Les altérations étant toujours irréversibles, il convient d’observer une discipline stricte en matière d’exposition, permettant de trouver un équilibre entre présentation au public et conservation des documents. Pour les documents graphiques et photographiques, la BnF s’astreint ainsi à rythme de trois mois maximum d’exposition suivis d’une période de 3 ans pendant lesquels le document n’est plus exposé.
La tension engendrée par un montage vertical sur cimaise de documents en feuille de grand format – par exemple les cartes marines sur vélin exposées dans les alcôves de la Galerie Mazarin – figure également parmi les raisons de cette mesure.
Dans le cas des livres imprimés, le nombre de jours d’exposition se justifie par la tension qu’exerce sur les coutures de la reliure l’ouverture prolongée d’un volume : au-delà de cette durée, celui-ci se trouve menacé de ne pas retrouver sa forme initiale. C’est aussi la raison pour laquelle, dans le cas de livres présentés fermés parce qu’exposés pour leur décor extérieur, une dérogation à la règle des 4 mois peut être faite, puisqu’aucune tension ne s’exerce alors sur les coutures de la reliure. Dans ce cas, toutefois, on veille à changer après quatre mois la face exposée, pour éviter toute décoloration provoquée par la lumière.
Contrairement à une idée souvent répandue, le placement en réserve d’un document après exposition ne permet aucune régénération de celui-ci. Il est également à noter que la BnF, dans son musée, applique à ses collections les règles qu’elle édicte de manière générale pour les prêts qu’elle consent à des expositions extérieures.

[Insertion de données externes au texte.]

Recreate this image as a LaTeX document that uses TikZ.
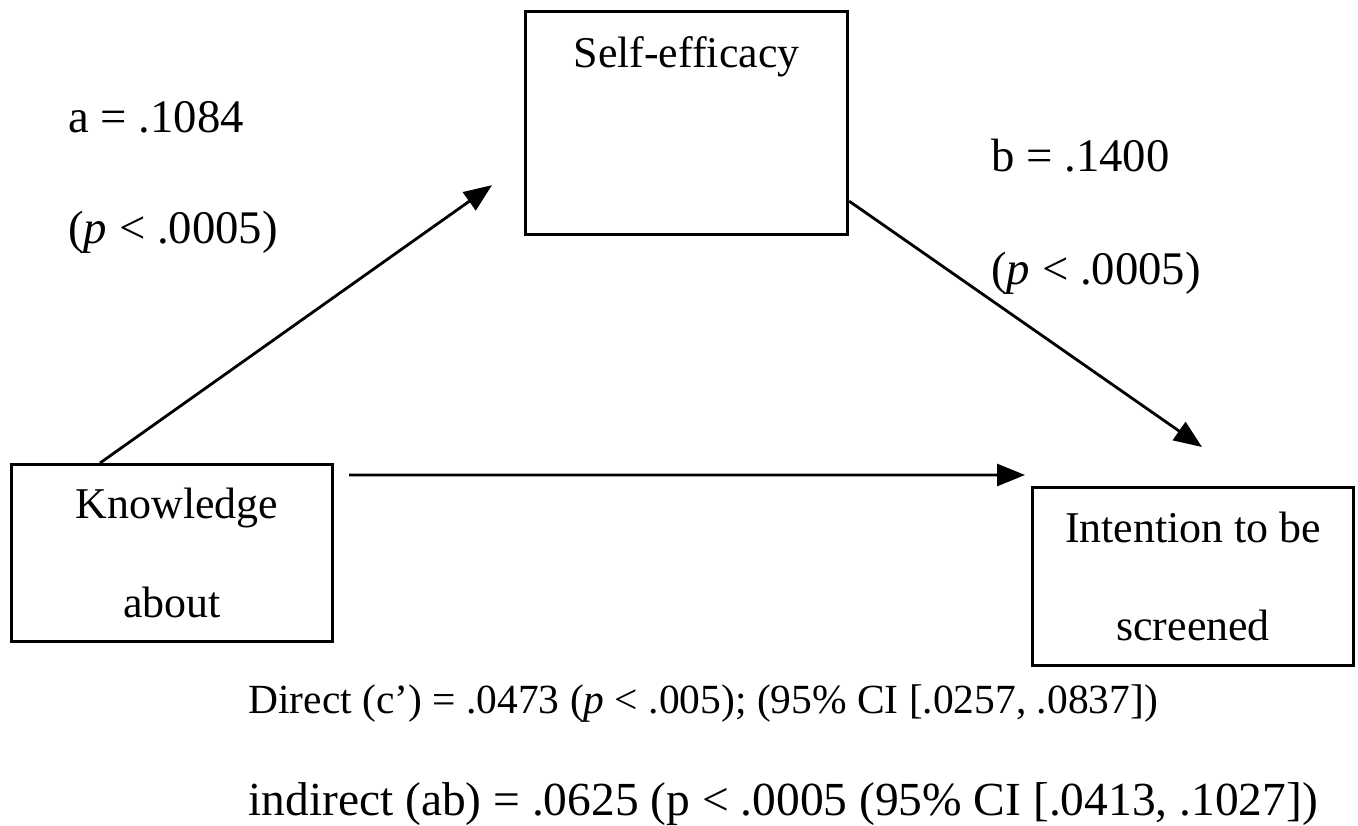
\documentclass[tikz,border=0pt]{standalone}
\usepackage{fontspec}
\setmainfont{Liberation Serif}
\usetikzlibrary{positioning,arrows.meta}

\begin{document}
\begin{tikzpicture}[
  >={Triangle[length=0.28cm,width=0.22cm]}, line width=0.8pt,
  var/.style={draw,line width=0.9pt,inner sep=0pt,align=center,font=\fontsize{12.5}{15}\selectfont},
  coef/.style={inner sep=0pt,anchor=base west,font=\fontsize{13.3}{16}\selectfont},
  effect/.style={inner sep=0pt,anchor=base west}
]
\useasboundingbox (0,0) rectangle (13.58,8.25);
\node[var,minimum width=3.22cm,text height=0.56cm,text depth=1.67cm,anchor=north west] (self) at (5.24,8.15) {Self-efficacy};
\node[var,minimum width=3.21cm,minimum height=1.77cm,anchor=north west] (know) at (0.10,3.62) {\hspace{0.1cm}Knowledge\\[0.46cm]about};
\node[var,minimum width=3.21cm,minimum height=1.78cm,anchor=north west] (intent) at (10.31,3.39) {Intention to be\\[0.46cm]screened};
\node[coef] (a) at (0.67,6.92) {a = .1084};
\node[coef,below=1.10cm of a.base west,anchor=base west] (pa) {(\textit{p} < .0005)};
\node[coef] (b) at (9.90,6.53) {b = .1400};
\node[coef,below=1.12cm of b.base west,anchor=base west] (pb) {(\textit{p} < .0005)};
\node[effect,font=\fontsize{11.8}{14}\selectfont] (direct) at (2.47,1.12) {Direct (c’) = .0473 (\textit{p} < .005); (95\% CI [.0257, .0837])};
\node[effect,font=\fontsize{13.5}{16}\selectfont,below=1.02cm of direct.base west,anchor=base west] (indirect) {indirect (ab) = .0625 (p < .0005 (95\% CI [.0413, .1027])};
\draw[->] ([xshift=0.9cm]know.north west) -- ([xshift=-0.32cm,yshift=0.51cm]self.south west);
\draw[->] ([yshift=0.35cm]self.south east) -- ([xshift=1.71cm,yshift=0.39cm]intent.north west);
\draw[->] ([xshift=0.15cm,yshift=-0.12cm]know.north east) -- ([xshift=-0.06cm,yshift=0.11cm]intent.north west);
\end{tikzpicture}
\end{document}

Enfin, le principe de rotation permet également que les pièces du musée de la BnF demeurent à la disposition des chercheurs. Il permet de concilier la mission de diffusion culturelle de la Bibliothèque, par laquelle elle assure l’accès du plus grand nombre aux collections, et sa mission de participation à l’activité scientifique nationale et internationale.